[What is required] Nothing but the lines from the top of the data to the line holding "plt.rcParams['mathtext.fontset'] = 'stix'" should be printed, word for word and both ends included; leave the pictures out.

[Supplied material]
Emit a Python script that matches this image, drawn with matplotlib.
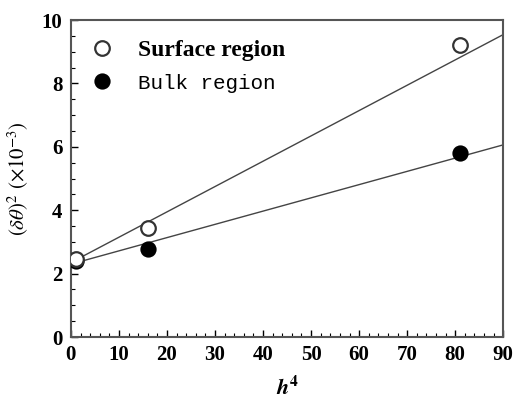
import numpy as np
import matplotlib
matplotlib.use("Agg")
import matplotlib.pyplot as plt

# Data
h4 = [1, 16, 81]
surface = [2.45, 3.43, 9.22]
bulk = [2.40, 2.78, 5.81]
# fitted lines (slope, intercept)
surface_fit = (0.0799, 2.35)
bulk_fit = (0.0418, 2.30)
xticks = [0, 10, 20, 30, 40, 50, 60, 70, 80, 90]
yticks = [0, 2, 4, 6, 8, 10]

plt.rcParams['font.family'] = ['Liberation Serif', 'DejaVu Serif']
plt.rcParams['mathtext.fontset'] = 'stix'

fig = plt.figure(figsize=(5.14, 4.09), dpi=100)
ax = fig.add_axes([0.138, 0.176, 0.841, 0.775])

xl = np.array([0, 90])
ax.plot(xl, surface_fit[0] * xl + surface_fit[1], color='#444444', lw=1.0, zorder=2)
ax.plot(xl, bulk_fit[0] * xl + bulk_fit[1], color='#444444', lw=1.0, zorder=2)

ax.plot(h4, bulk, 'o', ms=10.5, mfc='black', mec='black', mew=1.2, label='Bulk region', zorder=3)
ax.plot(h4, surface, 'o', ms=10.5, mfc='white', mec='#333333', mew=1.6, label='Surface region', zorder=4)

ax.set_xlim(0, 90)
ax.set_ylim(0, 10)
ax.set_xticks(xticks)
ax.set_yticks(yticks)
ax.set_xticks(np.arange(0, 91, 2), minor=True)
ax.set_yticks(np.arange(0, 10.01, 0.5), minor=True)
ax.tick_params(which='both', direction='in', top=False, right=False)
ax.tick_params(which='major', length=5, width=1, labelsize=15, pad=6)
ax.tick_params(which='minor', length=3, width=0.8)
for lab in ax.get_xticklabels() + ax.get_yticklabels():
    lab.set_fontweight('bold')
for s in ax.spines.values():
    s.set_color('#555555')
    s.set_linewidth(1.5)

ax.set_xlabel(r'$\boldsymbol{h}^{\mathbf{4}}$', fontsize=16, labelpad=8)
ax.set_ylabel(r'$(\delta\theta)^2\ (\times10^{-3})$', fontsize=15, labelpad=8)

h, l = ax.get_legend_handles_labels()
leg = ax.legend([h[1], h[0]], [l[1], l[0]], loc='upper left', frameon=False,
                bbox_to_anchor=(0.0, 1.0), fontsize=16, handlelength=1.0,
                handletextpad=1.1, labelspacing=0.55, borderaxespad=0.5)
t = leg.get_texts()
t[0].set_fontweight('bold')
t[0].set_fontsize(17)
t[1].set_family(['Liberation Mono', 'DejaVu Sans Mono'])
t[1].set_fontsize(15)

fig.savefig('out.png', dpi=100)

[Exercise result]
Emit a Python script that matches this image, drawn with matplotlib.
import numpy as np
import matplotlib
matplotlib.use("Agg")
import matplotlib.pyplot as plt

# Data
h4 = [1, 16, 81]
surface = [2.45, 3.43, 9.22]
bulk = [2.40, 2.78, 5.81]
# fitted lines (slope, intercept)
surface_fit = (0.0799, 2.35)
bulk_fit = (0.0418, 2.30)
xticks = [0, 10, 20, 30, 40, 50, 60, 70, 80, 90]
yticks = [0, 2, 4, 6, 8, 10]

plt.rcParams['font.family'] = ['Liberation Serif', 'DejaVu Serif']
plt.rcParams['mathtext.fontset'] = 'stix'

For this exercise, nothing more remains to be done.